- **SUPPLIED MATERIAL**
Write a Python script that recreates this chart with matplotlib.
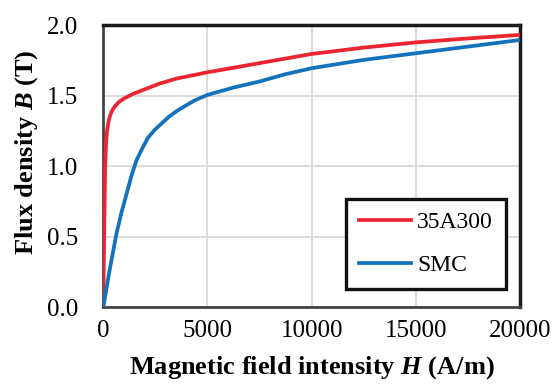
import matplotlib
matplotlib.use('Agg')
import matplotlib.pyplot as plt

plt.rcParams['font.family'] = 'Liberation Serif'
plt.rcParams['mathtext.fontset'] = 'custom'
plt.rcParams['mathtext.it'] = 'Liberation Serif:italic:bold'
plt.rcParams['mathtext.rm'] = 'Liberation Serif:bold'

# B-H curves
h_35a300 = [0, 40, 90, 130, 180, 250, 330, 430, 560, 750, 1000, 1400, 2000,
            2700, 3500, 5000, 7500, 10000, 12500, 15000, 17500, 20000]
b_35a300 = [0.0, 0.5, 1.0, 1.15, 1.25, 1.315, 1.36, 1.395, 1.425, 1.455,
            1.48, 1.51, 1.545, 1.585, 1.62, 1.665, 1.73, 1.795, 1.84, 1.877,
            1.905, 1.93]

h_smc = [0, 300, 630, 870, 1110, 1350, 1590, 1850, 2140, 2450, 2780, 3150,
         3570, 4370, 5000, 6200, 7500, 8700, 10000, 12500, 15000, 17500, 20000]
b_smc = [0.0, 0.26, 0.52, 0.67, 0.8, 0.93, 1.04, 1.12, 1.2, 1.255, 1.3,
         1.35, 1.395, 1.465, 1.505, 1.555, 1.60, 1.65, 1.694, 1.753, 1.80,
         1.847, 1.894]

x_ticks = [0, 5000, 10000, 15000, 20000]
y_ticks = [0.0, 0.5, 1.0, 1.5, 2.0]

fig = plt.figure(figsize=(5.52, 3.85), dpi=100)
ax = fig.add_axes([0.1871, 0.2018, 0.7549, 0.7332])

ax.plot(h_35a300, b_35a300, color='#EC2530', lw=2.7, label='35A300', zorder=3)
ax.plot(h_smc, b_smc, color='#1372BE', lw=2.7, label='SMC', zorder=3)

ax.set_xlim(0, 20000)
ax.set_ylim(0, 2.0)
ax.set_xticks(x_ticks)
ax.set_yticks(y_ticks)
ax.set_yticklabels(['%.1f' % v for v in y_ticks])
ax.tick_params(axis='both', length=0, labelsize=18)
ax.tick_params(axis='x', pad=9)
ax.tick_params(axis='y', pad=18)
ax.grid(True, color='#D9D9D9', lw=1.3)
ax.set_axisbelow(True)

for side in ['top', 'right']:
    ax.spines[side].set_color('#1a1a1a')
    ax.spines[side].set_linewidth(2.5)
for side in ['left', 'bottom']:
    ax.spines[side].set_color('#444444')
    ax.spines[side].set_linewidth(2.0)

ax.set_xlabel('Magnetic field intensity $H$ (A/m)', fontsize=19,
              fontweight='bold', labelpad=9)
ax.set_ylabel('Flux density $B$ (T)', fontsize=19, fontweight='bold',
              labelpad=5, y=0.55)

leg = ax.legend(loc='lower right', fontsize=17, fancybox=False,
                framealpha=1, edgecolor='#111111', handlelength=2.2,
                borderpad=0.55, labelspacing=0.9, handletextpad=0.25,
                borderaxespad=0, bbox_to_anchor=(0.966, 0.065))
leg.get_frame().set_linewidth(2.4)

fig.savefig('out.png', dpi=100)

- **DIRECTIVE**
Only the lines from the top of the data through the line with "import matplotlib.pyplot as plt" should be quoted, exactly and with both ends kept; skip the pictures.

- **SOLUTION FOR THIS EXERCISE**
Write a Python script that recreates this chart with matplotlib.
import matplotlib
matplotlib.use('Agg')
import matplotlib.pyplot as plt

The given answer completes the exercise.